Joe Gagliese, cofundador da agência de marketing Viral Nation, acredita que o fim das curtidas também pode dificultar a vida das etiquetas. “Os likes se tornaram símbolo de sucesso e endosso. Os consumidores acabavam curtindo as postagens porque outras pessoas fizeram o mesmo”, conta Joe, que também vê a ação como uma nova oportunidade.
Ele enxerga que o engajamento no Instagram se concentrará nos comentários, o que poderia fornecer interações mais significativas entre as marcas e os clientes. Afinal, a foto mais curtida do Instagram é a imagem de um ovo postada por uma empresa que descobriu como quebrar o algoritmo da plataforma, mostrando que nem sempre os likes podem se traduzir em conteúdo de valor.

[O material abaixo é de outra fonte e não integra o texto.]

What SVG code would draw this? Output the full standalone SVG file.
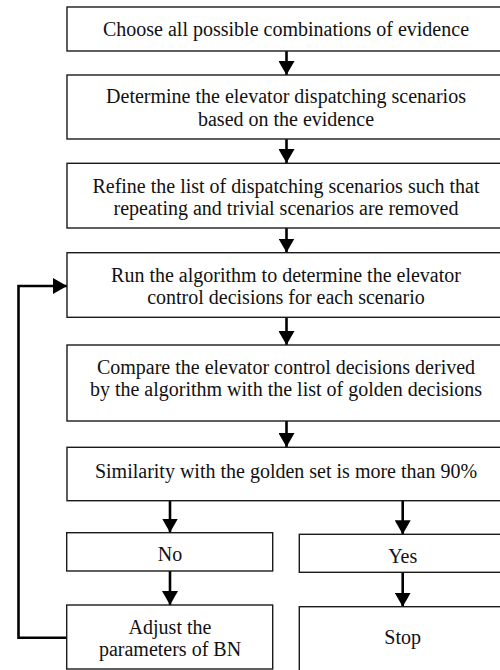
<svg xmlns="http://www.w3.org/2000/svg" width="500" height="670" viewBox="0 0 500 670">
<style>
.box{fill:#fff;stroke:#1a1a1a;stroke-width:1.4}
.t{font-family:"Liberation Serif","Times New Roman",serif;font-size:20px;fill:#111;text-anchor:middle}
.c{fill:none;stroke:#000;stroke-width:2.6}
</style>
<defs>
<marker id="ah" viewBox="0 0 14 16" refX="14" refY="8" markerWidth="14" markerHeight="16" markerUnits="userSpaceOnUse" orient="auto">
<path d="M0,0 L14,8 L0,16 z" fill="#000"/>
</marker>
</defs>
<rect width="500" height="670" fill="#fff"/>
<g id="connectors">
<line class="c" x1="286.5" y1="51" x2="286.5" y2="75" marker-end="url(#ah)"/>
<line class="c" x1="286.5" y1="139" x2="286.5" y2="163" marker-end="url(#ah)"/>
<line class="c" x1="286.5" y1="228" x2="286.5" y2="252.5" marker-end="url(#ah)"/>
<line class="c" x1="286.5" y1="317" x2="286.5" y2="345" marker-end="url(#ah)"/>
<line class="c" x1="286.5" y1="421" x2="286.5" y2="447" marker-end="url(#ah)"/>
<line class="c" x1="170" y1="501" x2="170" y2="532.5" marker-end="url(#ah)"/>
<line class="c" x1="402.7" y1="501" x2="402.7" y2="534.3" marker-end="url(#ah)"/>
<line class="c" x1="170" y1="571" x2="170" y2="605" marker-end="url(#ah)"/>
<line class="c" x1="402.7" y1="572.3" x2="402.7" y2="606.7" marker-end="url(#ah)"/>
<path class="c" d="M67,637.7 H18.5 V286 H67" marker-end="url(#ah)"/>
</g>
<g id="n1"><rect class="box" x="67" y="7" width="440" height="44"/>
<text class="t" x="286" y="36">Choose all possible combinations of evidence</text></g>
<g id="n2"><rect class="box" x="67" y="75" width="440" height="64"/>
<text class="t" x="286" y="102.5">Determine the elevator dispatching scenarios</text>
<text class="t" x="286" y="125.5">based on the evidence</text></g>
<g id="n3"><rect class="box" x="67" y="163.3" width="440" height="64.7"/>
<text class="t" x="286" y="192.5">Refine the list of dispatching scenarios such that</text>
<text class="t" x="286" y="214.5">repeating and trivial scenarios are removed</text></g>
<g id="n4"><rect class="box" x="67" y="252.7" width="440" height="64.6"/>
<text class="t" x="286" y="281.5">Run the algorithm to determine the elevator</text>
<text class="t" x="286" y="303.5">control decisions for each scenario</text></g>
<g id="n5"><rect class="box" x="67" y="345" width="440" height="76"/>
<text class="t" x="286" y="373.5">Compare the elevator control decisions derived</text>
<text class="t" x="286" y="396">by the algorithm with the list of golden decisions</text></g>
<g id="n6"><rect class="box" x="67" y="447.3" width="440" height="53.4"/>
<text class="t" x="286" y="477.5">Similarity with the golden set is more than 90%</text></g>
<g id="n7"><rect class="box" x="66.7" y="532.7" width="206" height="38.3"/>
<text class="t" x="170" y="560.5">No</text></g>
<g id="n8"><rect class="box" x="299.3" y="534.3" width="210" height="38"/>
<text class="t" x="402.7" y="562.5">Yes</text></g>
<g id="n9"><rect class="box" x="66.7" y="605" width="206" height="64"/>
<text class="t" x="170" y="633.5">Adjust the</text>
<text class="t" x="170" y="656">parameters of BN</text></g>
<g id="n10"><rect class="box" x="299.3" y="606.7" width="210" height="70"/>
<text class="t" x="402.7" y="644">Stop</text></g>
</svg>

“Os likes se tornaram símbolo de sucesso e endosso. Os consumidores acabavam curtindo as postagens porque outras pessoas fizeram o mesmo.”
Joe Gagliese
Alessandro Bogliari, diretor-executivo da Influencer Marketing Factory, acredita que todas as métricas são importantes, pois o público de cada conta é diferente. “Com menos um dado para avaliar o engajamento, será mais difícil explorar os influenciadores”, disse ele, que aposta em uma possível migração para o app Tik Tok.
Uma pesquisa publicada pela empresa Mobile Marketer em julho de 2019 mostra que as taxas de engajamento em postagens patrocinadas no Instagram caíram 2% desde o início de 2016. Em contas com até 5 mil seguidores, só 8,8% dos usuários irão interagir com o perfil, e isso desce para 6,3% quando você ultrapassa essa marca. Para influenciadores com mais de 10 mil followers, o número despenca para 3,6%.
Enquanto isso, apps como o Tik Tok, que já foi baixado mais de 800 milhões de vezes em todo o mundo, crescem rapidamente, graças à geração Z. “Para a Gen Z, a influência é muito importante, pois é algo que define a cultura deles. Mas eles entendem o poder da influência de uma maneira que os millennials não conseguem. Os adolescentes de hoje são melhores em comandar a atenção”, diz Taylor Lorenz, especialista em cultura de influenciadores, ao Fashionista.
A imagem construída pelos influenciadores da geração millennial é insossa e gira em torno do acúmulo de seguidores. Para essa nova classe de jovens, a audiência é menor, mas o conteúdo tem mais personalidade. “A geração Z não se importa com o engajamento. O Instagram ficou saturado de imagens perfeitas, e os adolescentes de agora preferem se apegar à realidade”, informa Lorenz.
O Tik Tok chega ao mercado como uma comunidade de influenciadores que rejeita a estética do Instagram. Veja Emma Chamberlain, atriz de 18 anos que é considerada a superstar da nova plataforma de relacionamentos. A garota conseguiu uma receita de US$ 2 milhões, apenas em 2018, fazendo vídeos com pouca (ou nenhuma) produção.
“A geração Z não se importa com o engajamento. O Instagram ficou saturado de imagens perfeitas, e os adolescentes de agora preferem se apegar à realidade.”
Taylor Lorenz
Há três anos, em um dos vídeos que ela fez no colégio, a adolescente dava dicas de como piratear uma camiseta da Gucci. Em fevereiro, Chamberlain participou do desfile de outono da Louis Vuitton, em Paris, produzindo uma série de vídeos engraçados com Karlie Kloss e Nicolas Ghesquière.
Mas, afinal, o que vem a seguir? Para Taylor Lorenz, o público simplesmente ficará estagnado e migrará para criadores de conteúdo mais jovens e outras plataformas. “Acho que veremos a mesma coisa que acontece com os youtubers, quando eles se tornam realmente grandes e depois caem no ostracismo. Vamos simplesmente esquecê-los, enquanto eles somem de nossos feeds”, afirma a especialista.